Hyperfine structure of the hydrogen and evidence for dark matter in spiral galaxies

Dark matter has a crucial role in our understanding of modern cosmology, since it dominates the mass budget of the universe. The present work introduces all the basic tools needed to understand how the study of the hydrogen atom has been a turning point in astronomy in the 60s. Indeed, the advent of radio astronomy allowed to collect robust evidences of the existence of dark matter. In the first chapter, we summarize the standard results on the ideal hydrogen atom. The emphasis is particularly put on the symmetries of the system and how they can justify the high degeneracy of the energy levels. In the second chapter, we systematically introduce all the formalism necessary to take into account the fine structure terms. We present the Lorentz group, its algebra, its spinorial representation and the Dirac equation. Finally we derive the relativistic wave equation for the electron. Using the latter equation, in the third chapter, we first discuss the physical origin of the fine structure terms and why they partially break the degeneracy of the energy levels.
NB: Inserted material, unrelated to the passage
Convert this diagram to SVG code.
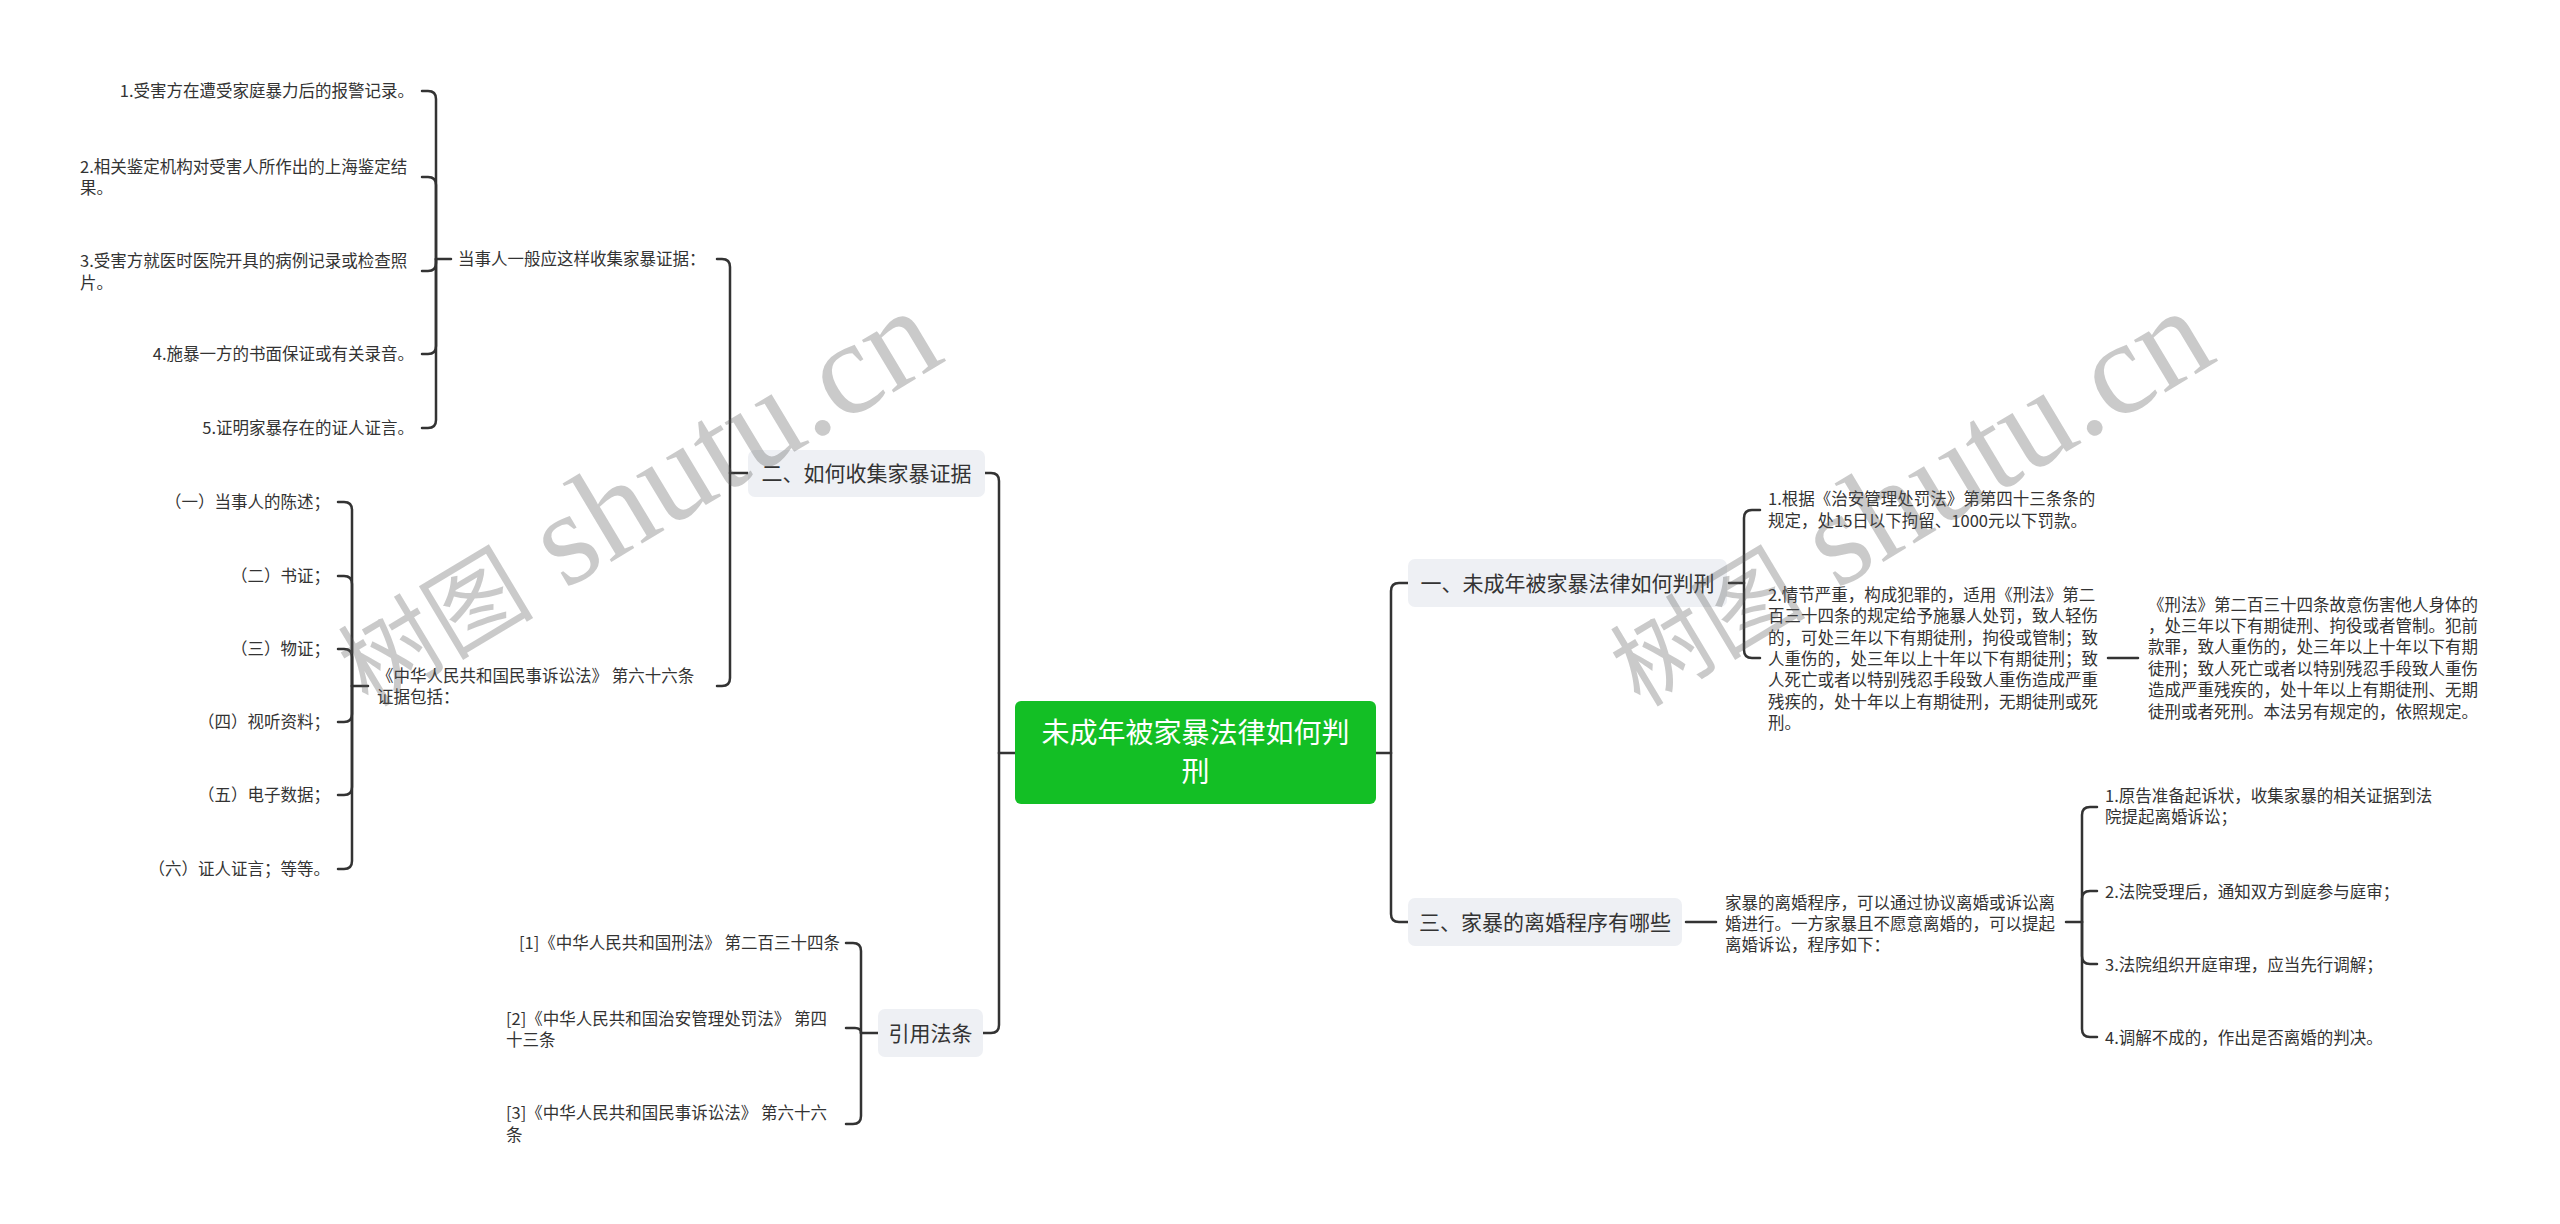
<svg xmlns="http://www.w3.org/2000/svg" width="2560" height="1224" viewBox="0 0 2560 1224">
<style>
.bg{fill:#ffffff}
.ln{fill:none;stroke:#333333;stroke-width:2.5;stroke-linecap:round;stroke-linejoin:round}
.t{font-family:"Noto Sans CJK SC","Noto Sans",sans-serif;font-size:16.5px;fill:#333333}
.e{text-anchor:end}
.nb{fill:#eef0f4}
.nt{font-family:"Noto Sans CJK SC","Noto Sans",sans-serif;font-size:21px;fill:#333333;text-anchor:middle}
.root{fill:#13bf25}
.rt{font-family:"Noto Sans CJK SC","Noto Sans",sans-serif;font-size:28px;fill:#ffffff;text-anchor:middle}
.wm{font-family:"Liberation Serif","Noto Sans CJK SC",serif;fill:#5a5a5a;fill-opacity:0.32}
</style>
<rect class="bg" x="0" y="0" width="2560" height="1224"/>

<g id="connectors">
  <path class="ln" d="M1015,753 H999"/>
  <path class="ln" d="M985,473 H991 Q999,473 999,481 V753"/>
  <path class="ln" d="M983,1033 H991 Q999,1033 999,1025 V753"/>
  <path class="ln" d="M1376,753 H1391"/>
  <path class="ln" d="M1408,583 H1399 Q1391,583 1391,591 V753"/>
  <path class="ln" d="M1408,922 H1399 Q1391,922 1391,914 V753"/>
  <path class="ln" d="M748,473 H730"/>
  <path class="ln" d="M717,259 H722 Q730,259 730,267 V473"/>
  <path class="ln" d="M717,686 H722 Q730,686 730,678 V473"/>
  <path class="ln" d="M451,259 H436"/>
  <path class="ln" d="M422,91 H428 Q436,91 436,99 V259"/>
  <path class="ln" d="M422,177 H428 Q436,177 436,185 V259"/>
  <path class="ln" d="M422,271 H428 Q436,271 436,263 V259"/>
  <path class="ln" d="M422,354 H428 Q436,354 436,346 V259"/>
  <path class="ln" d="M422,428 H428 Q436,428 436,420 V259"/>
  <path class="ln" d="M368,686 H352"/>
  <path class="ln" d="M338,502 H344 Q352,502 352,510 V686"/>
  <path class="ln" d="M338,576 H344 Q352,576 352,584 V686"/>
  <path class="ln" d="M338,649 H344 Q352,649 352,657 V686"/>
  <path class="ln" d="M338,722 H344 Q352,722 352,714 V686"/>
  <path class="ln" d="M338,795 H344 Q352,795 352,787 V686"/>
  <path class="ln" d="M338,869 H344 Q352,869 352,861 V686"/>
  <path class="ln" d="M878,1033 H861"/>
  <path class="ln" d="M846,943 H853 Q861,943 861,951 V1033"/>
  <path class="ln" d="M846,1028 H855 Q861,1028 861,1033"/>
  <path class="ln" d="M846,1124 H853 Q861,1124 861,1116 V1033"/>
  <path class="ln" d="M1729,583 H1744"/>
  <path class="ln" d="M1760,510 H1752 Q1744,510 1744,518 V583"/>
  <path class="ln" d="M1760,658 H1752 Q1744,658 1744,650 V583"/>
  <path class="ln" d="M2108,658 H2138"/>
  <path class="ln" d="M1686,922 H1716"/>
  <path class="ln" d="M2066,922 H2082"/>
  <path class="ln" d="M2097,807 H2090 Q2082,807 2082,815 V922"/>
  <path class="ln" d="M2097,891 H2090 Q2082,891 2082,899 V922"/>
  <path class="ln" d="M2097,964 H2090 Q2082,964 2082,956 V922"/>
  <path class="ln" d="M2097,1037 H2090 Q2082,1037 2082,1029 V922"/>
</g>

<g id="root">
  <rect class="root" x="1015" y="701" width="361" height="103" rx="6"/>
  <text class="rt" x="1195.5" y="743">未成年被家暴法律如何判</text>
  <text class="rt" x="1195.5" y="782">刑</text>
</g>

<g id="n-collect">
  <rect class="nb" x="748" y="450" width="237" height="47" rx="7"/>
  <text class="nt" x="866.5" y="480.5">二、如何收集家暴证据</text>
</g>
<g id="n-cite">
  <rect class="nb" x="878" y="1009" width="105" height="48" rx="7"/>
  <text class="nt" x="930.5" y="1040.5">引用法条</text>
</g>
<g id="n-sentence">
  <rect class="nb" x="1408" y="559" width="319" height="48" rx="7"/>
  <text class="nt" x="1567.5" y="590.5">一、未成年被家暴法律如何判刑</text>
</g>
<g id="n-divorce">
  <rect class="nb" x="1408" y="898" width="274" height="48" rx="7"/>
  <text class="nt" x="1545" y="929.5">三、家暴的离婚程序有哪些</text>
</g>

<g id="n-party">
  <text class="t" x="458" y="265">当事人一般应这样收集家暴证据：</text>
</g>
<g id="n-p1"><text class="t e" x="414" y="97">1.受害方在遭受家庭暴力后的报警记录。</text></g>
<g id="n-p2"><text class="t" x="80" y="173">2.相关鉴定机构对受害人所作出的上海鉴定结</text><text class="t" x="80" y="194">果。</text></g>
<g id="n-p3"><text class="t" x="80" y="267">3.受害方就医时医院开具的病例记录或检查照</text><text class="t" x="80" y="289">片。</text></g>
<g id="n-p4"><text class="t e" x="414" y="360">4.施暴一方的书面保证或有关录音。</text></g>
<g id="n-p5"><text class="t e" x="414" y="434">5.证明家暴存在的证人证言。</text></g>

<g id="n-civil">
  <text class="t" x="377" y="682">《中华人民共和国民事诉讼法》 第六十六条</text>
  <text class="t" x="377" y="703">证据包括：</text>
</g>
<g id="n-c1"><text class="t e" x="330" y="508">（一）当事人的陈述；</text></g>
<g id="n-c2"><text class="t e" x="330" y="582">（二）书证；</text></g>
<g id="n-c3"><text class="t e" x="330" y="655">（三）物证；</text></g>
<g id="n-c4"><text class="t e" x="330" y="728">（四）视听资料；</text></g>
<g id="n-c5"><text class="t e" x="330" y="801">（五）电子数据；</text></g>
<g id="n-c6"><text class="t e" x="330" y="875">（六）证人证言；等等。</text></g>

<g id="n-r1"><text class="t e" x="840" y="949">[1]《中华人民共和国刑法》 第二百三十四条</text></g>
<g id="n-r2"><text class="t" x="506" y="1025">[2]《中华人民共和国治安管理处罚法》 第四</text><text class="t" x="506" y="1046">十三条</text></g>
<g id="n-r3"><text class="t" x="506" y="1119">[3]《中华人民共和国民事诉讼法》 第六十六</text><text class="t" x="506" y="1141">条</text></g>

<g id="n-s1">
  <text class="t" x="1768" y="505">1.根据《治安管理处罚法》第第四十三条条的</text>
  <text class="t" x="1768" y="527">规定，处15日以下拘留、1000元以下罚款。</text>
</g>
<g id="n-s2">
  <text class="t" x="1768" y="601">2.情节严重，构成犯罪的，适用《刑法》第二</text>
  <text class="t" x="1768" y="622">百三十四条的规定给予施暴人处罚，致人轻伤</text>
  <text class="t" x="1768" y="644">的，可处三年以下有期徒刑，拘役或管制；致</text>
  <text class="t" x="1768" y="665">人重伤的，处三年以上十年以下有期徒刑；致</text>
  <text class="t" x="1768" y="686">人死亡或者以特别残忍手段致人重伤造成严重</text>
  <text class="t" x="1768" y="708">残疾的，处十年以上有期徒刑，无期徒刑或死</text>
  <text class="t" x="1768" y="729">刑。</text>
</g>
<g id="n-s3">
  <text class="t" x="2148" y="611">《刑法》第二百三十四条故意伤害他人身体的</text>
  <text class="t" x="2148" y="632">，处三年以下有期徒刑、拘役或者管制。犯前</text>
  <text class="t" x="2148" y="653">款罪，致人重伤的，处三年以上十年以下有期</text>
  <text class="t" x="2148" y="675">徒刑；致人死亡或者以特别残忍手段致人重伤</text>
  <text class="t" x="2148" y="696">造成严重残疾的，处十年以上有期徒刑、无期</text>
  <text class="t" x="2148" y="718">徒刑或者死刑。本法另有规定的，依照规定。</text>
</g>

<g id="n-d0">
  <text class="t" x="1725" y="909">家暴的离婚程序，可以通过协议离婚或诉讼离</text>
  <text class="t" x="1725" y="930">婚进行。一方家暴且不愿意离婚的，可以提起</text>
  <text class="t" x="1725" y="951">离婚诉讼，程序如下：</text>
</g>
<g id="n-d1"><text class="t" x="2105" y="802">1.原告准备起诉状，收集家暴的相关证据到法</text><text class="t" x="2105" y="823">院提起离婚诉讼；</text></g>
<g id="n-d2"><text class="t" x="2105" y="898">2.法院受理后，通知双方到庭参与庭审；</text></g>
<g id="n-d3"><text class="t" x="2105" y="971">3.法院组织开庭审理，应当先行调解；</text></g>
<g id="n-d4"><text class="t" x="2105" y="1044">4.调解不成的，作出是否离婚的判决。</text></g>

<g id="watermarks">
  <text class="wm" transform="translate(368,708) rotate(-31)"><tspan font-size="98">树图</tspan><tspan font-size="133"> shutu.cn</tspan></text>
  <text class="wm" transform="translate(1640,708) rotate(-31)"><tspan font-size="98">树图</tspan><tspan font-size="133"> shutu.cn</tspan></text>
</g>
</svg>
Then we compute the energy correction through perturbation theory. Even if we do not take into account the second quantization, we qualitatively present the Lamb shift and in more detail the hyperfine structure. In particular, we show how the famous 21cm line emerges from an hyperfine transition. Finally in the fourth chapter, we review the principal dark matter evidences from observational astronomy. In particular, we mention Zwicky’s pioneering work and other more convincing evidences obtained studying the galactic rotational curves. Moreover, we will introduce the most significant dark matter characteristics that are fundamental in order to set up a proper experiment for its detection.